A couple of my friends called me to remark on how odd the response was relative to what I had written. My first reaction was to respond and point out to the person who commented that they really didn’t read what I was writing – and didn’t respond to the actual issue I had posted about. But then I adopted the Interested Observer attitude that I speak and write about.
In Interested Observer mode, I could clearly see this person’s filters. Filters are the invisible film that sits between our understanding and the other people out there in the world we are interacting with on a daily basis. Filters “color” our experience because, instead of seeing clearly what’s happening, we see everything as it’s delivered to us through our filters.
So, if my filter is that the laws in Arizona vis-à-vis healthcare are bad, I will find opportunities in what others say to affirm this – like the person on my Facebook page. Our filters aren’t limited to political viewpoints, though. They cover most issues we encounter with others. We often don’t “see” the person in front of us communicating with us, because what we “see” is our expectation of them, or our own experiences.
Have you ever had the situation where you are trying to be really clear with someone about something important to you – you are doing your best to explain your position and your thinking, but the other person simply isn’t hearing you? They are responding to something in their own filters – not the reality of the interaction.
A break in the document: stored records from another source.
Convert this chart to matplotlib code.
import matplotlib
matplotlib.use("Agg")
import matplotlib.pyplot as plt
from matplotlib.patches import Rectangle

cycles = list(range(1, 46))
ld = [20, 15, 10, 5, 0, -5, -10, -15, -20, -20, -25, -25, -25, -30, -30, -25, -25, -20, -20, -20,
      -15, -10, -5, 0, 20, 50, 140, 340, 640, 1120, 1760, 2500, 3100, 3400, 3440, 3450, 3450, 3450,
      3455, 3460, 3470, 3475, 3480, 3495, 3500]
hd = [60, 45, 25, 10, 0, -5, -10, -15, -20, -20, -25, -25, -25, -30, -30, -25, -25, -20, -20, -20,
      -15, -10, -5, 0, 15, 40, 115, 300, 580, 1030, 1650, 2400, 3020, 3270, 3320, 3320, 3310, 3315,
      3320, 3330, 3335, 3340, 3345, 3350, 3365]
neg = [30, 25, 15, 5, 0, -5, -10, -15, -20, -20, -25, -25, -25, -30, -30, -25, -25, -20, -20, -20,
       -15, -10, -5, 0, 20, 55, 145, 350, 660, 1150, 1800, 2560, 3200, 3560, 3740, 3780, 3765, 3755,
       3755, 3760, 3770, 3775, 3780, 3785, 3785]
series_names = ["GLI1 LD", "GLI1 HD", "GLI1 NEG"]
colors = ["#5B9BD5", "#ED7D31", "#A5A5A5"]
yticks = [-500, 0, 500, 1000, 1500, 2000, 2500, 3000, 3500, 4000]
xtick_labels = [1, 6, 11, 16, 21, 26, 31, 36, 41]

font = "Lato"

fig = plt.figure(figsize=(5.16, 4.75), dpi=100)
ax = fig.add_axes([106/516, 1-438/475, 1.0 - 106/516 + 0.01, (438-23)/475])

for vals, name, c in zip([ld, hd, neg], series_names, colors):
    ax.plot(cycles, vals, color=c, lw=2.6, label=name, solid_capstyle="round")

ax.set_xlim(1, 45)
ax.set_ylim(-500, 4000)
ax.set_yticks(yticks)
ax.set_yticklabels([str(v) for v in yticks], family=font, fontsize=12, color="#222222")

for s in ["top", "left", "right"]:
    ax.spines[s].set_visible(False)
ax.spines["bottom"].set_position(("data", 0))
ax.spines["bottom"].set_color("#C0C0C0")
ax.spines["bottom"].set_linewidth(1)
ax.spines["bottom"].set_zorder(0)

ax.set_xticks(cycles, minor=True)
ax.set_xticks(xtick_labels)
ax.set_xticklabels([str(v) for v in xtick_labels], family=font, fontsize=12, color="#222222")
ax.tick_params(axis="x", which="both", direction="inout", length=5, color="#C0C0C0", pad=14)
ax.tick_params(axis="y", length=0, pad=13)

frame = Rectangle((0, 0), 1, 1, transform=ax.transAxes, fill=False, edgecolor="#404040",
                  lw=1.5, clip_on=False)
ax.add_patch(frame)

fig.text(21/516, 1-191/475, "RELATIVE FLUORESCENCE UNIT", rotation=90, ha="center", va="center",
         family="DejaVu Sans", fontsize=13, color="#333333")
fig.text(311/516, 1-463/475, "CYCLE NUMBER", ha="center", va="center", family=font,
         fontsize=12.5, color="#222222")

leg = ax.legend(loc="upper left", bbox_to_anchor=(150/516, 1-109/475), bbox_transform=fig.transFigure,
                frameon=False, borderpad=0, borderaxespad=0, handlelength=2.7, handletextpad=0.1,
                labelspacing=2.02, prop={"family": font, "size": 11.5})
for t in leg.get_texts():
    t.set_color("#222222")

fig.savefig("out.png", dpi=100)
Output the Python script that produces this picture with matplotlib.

It can be so frustrating, because we feel the other person doesn’t care, or is focused on something else. In fact, they ARE focused on something else – but even they may not be aware of it.
Filters can lead us into all kinds of difficulty with others. We may not give someone the opportunity to explain themselves if we respond too quickly to what’s been said. We may find ourselves in a fight with someone and end up needing to swallow our pride when we realize we didn’t fully understand what the other person was saying. Or we may find a relationship in serious difficulty and no matter how we try to explain our position, we simply can’t see eye-to-eye.
These filters are a fact of life. While we think we are honest and fair in our interactions with others, the truth is that our filters sit in front of everything we see and hear. We perceive others in relation to our expectations. We often just react – and don’t even know why we are reacting. Like the person on my Facebook page, we may present a response to someone and leave them wondering, “Did they even listen to anything that I said?” If we find ourselves feeling misunderstood, sometimes we just shut down and not bother even trying to communicate!
The only way to really deal with the filters is to put your energy into active listening and focusing on other people. Check for understanding and ensure that what they said is what you heard. Before you react, give yourself some time to digest what’s been said and observe your own reaction to it.
Many relationships have been ruined by a misunderstanding. Be sure you are seeing clearly in your relationships, in order to give others the best opportunity to be heard and understood.